In Indianapolis Daggett put his massive shoulders to work on the high bar again. After falling flat on his kisser during the warmup to the final event, he turned in a clutch, if less than perfect, performance to edge China's Yang Yueshan by 5/100ths of a point for the men's crown. US gymnasts have now won the men's title in nine of the competition's 10 years.
Japan's Koji Sotomura, the field's senior competitor at 27 and its only married one, took the bronze.
If Sotomura represented one end of the experience spectrum, certainly his teammate, Miho Shinoda, represented the other. A delicate 12-year-old, she stamped herself as a youngster to watch in the coming years by finishing fifth among the women.

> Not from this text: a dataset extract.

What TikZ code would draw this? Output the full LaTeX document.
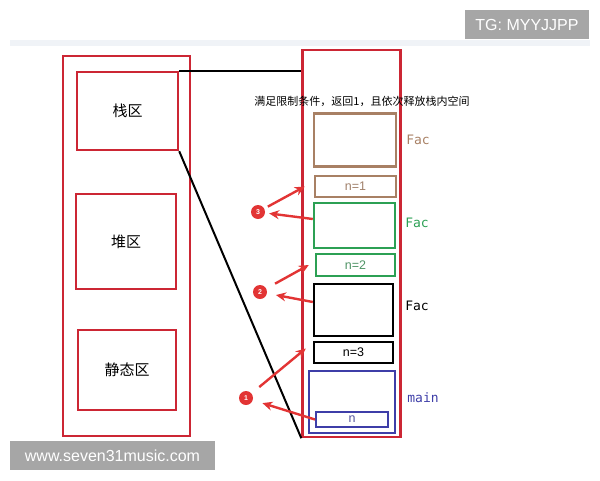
\documentclass[tikz,border=0pt]{standalone}
\usepackage{fontspec}
\setmainfont{Liberation Sans}
\newfontfamily\cjk{Noto Sans CJK SC}
\newfontfamily\codefont{DejaVu Sans Mono}
\usetikzlibrary{arrows.meta}
\definecolor{framered}{RGB}{204,38,52}
\definecolor{facbrown}{RGB}{168,128,100}
\definecolor{facgreen}{RGB}{44,160,84}
\definecolor{mainblue}{RGB}{62,62,168}
\definecolor{markred}{RGB}{226,52,52}
\definecolor{wmgray}{RGB}{166,166,166}
\definecolor{bandgray}{RGB}{240,243,247}
\begin{document}
\begin{tikzpicture}[x=1pt,y=-1pt,
    box/.style={draw,line width=2.4pt,inner sep=0pt},
    area/.style={box,draw=framered,font=\cjk\fontsize{15}{15}\selectfont},
    cell/.style={box,font=\fontsize{12.5}{12.5}\selectfont},
    framelabel/.style={font=\codefont\fontsize{13}{13}\selectfont},
    marker/.style={circle,fill=markred,inner sep=0pt,minimum size=14pt,text=white,font=\fontsize{7}{7}\selectfont\bfseries},
    markarrow/.style={draw=markred,line width=2.4pt,-{Stealth[length=10pt,width=9pt]}},
    watermark/.style={fill=wmgray,text=white,inner sep=0pt,font=\fontsize{16}{16}\selectfont}]
    \useasboundingbox (0,0) rectangle (600,480);
    \fill[bandgray] (10,40) rectangle (590,46);
    % watermarks
    \node[watermark,minimum width=124pt,minimum height=29pt] (tg) at (527,24.5) {TG: MYYJJPP};
    \node[watermark,minimum width=205pt,minimum height=29pt] (site) at (112.5,455.5) {www.seven31music.com};
    % memory areas
    \node[box,draw=framered,minimum width=127pt,minimum height=380pt] (mem) at (126.5,246) {};
    \node[area,minimum width=101pt,minimum height=78pt] (stack) at (127.5,111) {栈区};
    \node[area,minimum width=100pt,minimum height=95pt] (heap) at (126,241.5) {堆区};
    \node[area,minimum width=98pt,minimum height=80pt] (static) at (127,370) {静态区};
    % stack frames
    \node[box,draw=framered,minimum width=98pt,minimum height=387pt] (stk) at (351.5,243.5) {};
    \node[font=\cjk\fontsize{11}{11}\selectfont] (note) at (362,101) {满足限制条件，返回1，且依次释放栈内空间};
    \node[box,draw=facbrown,minimum width=82pt,minimum height=53pt] (fac1) at (355,140) {};
    \node[cell,draw=facbrown,text=facbrown!80!gray,minimum width=81pt,minimum height=21pt] (n1) at (355.5,186.5) {n=1};
    \node[box,draw=facgreen,minimum width=81pt,minimum height=45pt] (fac2) at (354.5,225.5) {};
    \node[cell,draw=facgreen,text=facgreen!60!gray,minimum width=79pt,minimum height=22pt] (n2) at (355.5,265) {n=2};
    \node[box,draw=black,minimum width=79pt,minimum height=52pt] (fac3) at (353.5,310) {};
    \node[cell,draw=black,minimum width=79pt,minimum height=21pt] (n3) at (353.5,352.5) {n=3};
    \node[box,draw=mainblue,minimum width=86pt,minimum height=62pt] (main) at (352,402) {};
    \node[cell,draw=mainblue,text=mainblue!70!gray,line width=2pt,minimum width=72pt,minimum height=15pt] (n) at (352,419.5) {n};
    \node[framelabel,text=facbrown] (lab1) at (418,140) {Fac};
    \node[framelabel,text=facgreen] (lab2) at (417,223) {Fac};
    \node[framelabel] (lab3) at (417,306) {Fac};
    \node[framelabel,text=mainblue] (lab4) at (423,398) {main};
    % stack area zoom lines
    \draw[line width=2pt] (stack.north east) -- (stack.north east -| stk.west);
    \draw[line width=2pt] (stack.south east) -- (stk.south west);
    % steps
    \node[marker] (c3) at (258,212) {3};
    \node[marker] (c2) at (260,292) {2};
    \node[marker] (c1) at (246,398) {1};
    \draw[markarrow,shorten <=4pt] (c3) -- ([xshift=-9pt]n1.west);
    \draw[markarrow,shorten >=4pt] ([yshift=6.5pt]fac2.west) -- (c3);
    \draw[markarrow,shorten <=10pt] (c2) -- ([xshift=-6pt]n2.west);
    \draw[markarrow,shorten >=9pt] ([yshift=8pt]fac3.west) -- (c2);
    \draw[markarrow,shorten <=10pt] (c1) -- ([xshift=-7pt,yshift=4pt]n3.west);
    \draw[markarrow,shorten >=10pt] (n.west) -- (c1);
\end{tikzpicture}
\end{document}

For the most part, the names that became so familiar during the Olympics -- Peter Vidmar, Ecaterina Szabo, Mitch Gaylord, Koji Gushiken, and Julianne McNamara -- were notably absent here. China's popular Li Ning, a triple gold medalist at L.A., did compete, but scratched halfway through the first day with shoulder problems.
``The year after the Olympics is typically a transition year in gymnastics,'' said Bart Conner, a member of the men's gold medal-winning team and the expert commentator for CBS's American Cup coverage. ``You start seeing pretty good turnover among the athletes.''
Conner said he and some of the other Americans are ``sort of in limbo,'' weighing their future options while unwinding from a long exhibition tour that followed the Olympics.
After performing in a number of these exhibitions, both Retton and Daggett knew some mental adjustments were in store.
``Competing internationally is so much different from doing show-type routines,'' says Retton. ``In the exhibitions, if you stick your landing and smile, the crowd goes crazy.''
Daggett, a senior at UCLA, caught himself assuming this sort of relaxed outlook on the opening day of the American Cup. ``After the first few events I found myself becoming a little too calm,'' said Daggett, pleased that no one's score carried over to Sunday's final. ``That was probably from doing so many exhibitions.''
Retton's highest score in the finals was a 9.85., received in the vault and floor exercise, while Daggett's best was a 9.75 on the parallel bars. Considering that 44 perfect scores were awarded at the Los Angeles Olympics, these marks seemed a bit on the low side. There was a logical enough explanation, however.
At the end of each four-year Olympic cycle, the judging system is revised to push the sport's frontiers out further. It's the old carrot and stick business.
Interestingly, the person who came closest to a 10 in Indianapolis was not a medalist, but overall men's fifth-place finisher Dan Hayden. A freshman at Arizona State, Hayden attempts at least one trick on the horizontal bar that virtually no other male gymnast will touch because of its high degreee of difficulty and risk.
In a move right out of the big top, he swings into a double back flip, then, like a trapeze artist, grabs the bar at the last split second on his descent.
As scary as this may look, it could be the shape of things to come -- if not tomorrow, possibly by the 1988 Olympics in Seoul, South Korea.
Every world-class gymnast is perhaps a bit of a thrill seeker at heart, of course. The American Cup hosts learned that in arranging some post-competition sightseeing for the visiting athletes. The most eagerly anticipated activity on the itinerary? Why, a spin around the famed Indianapolis 500 Speedway, naturally.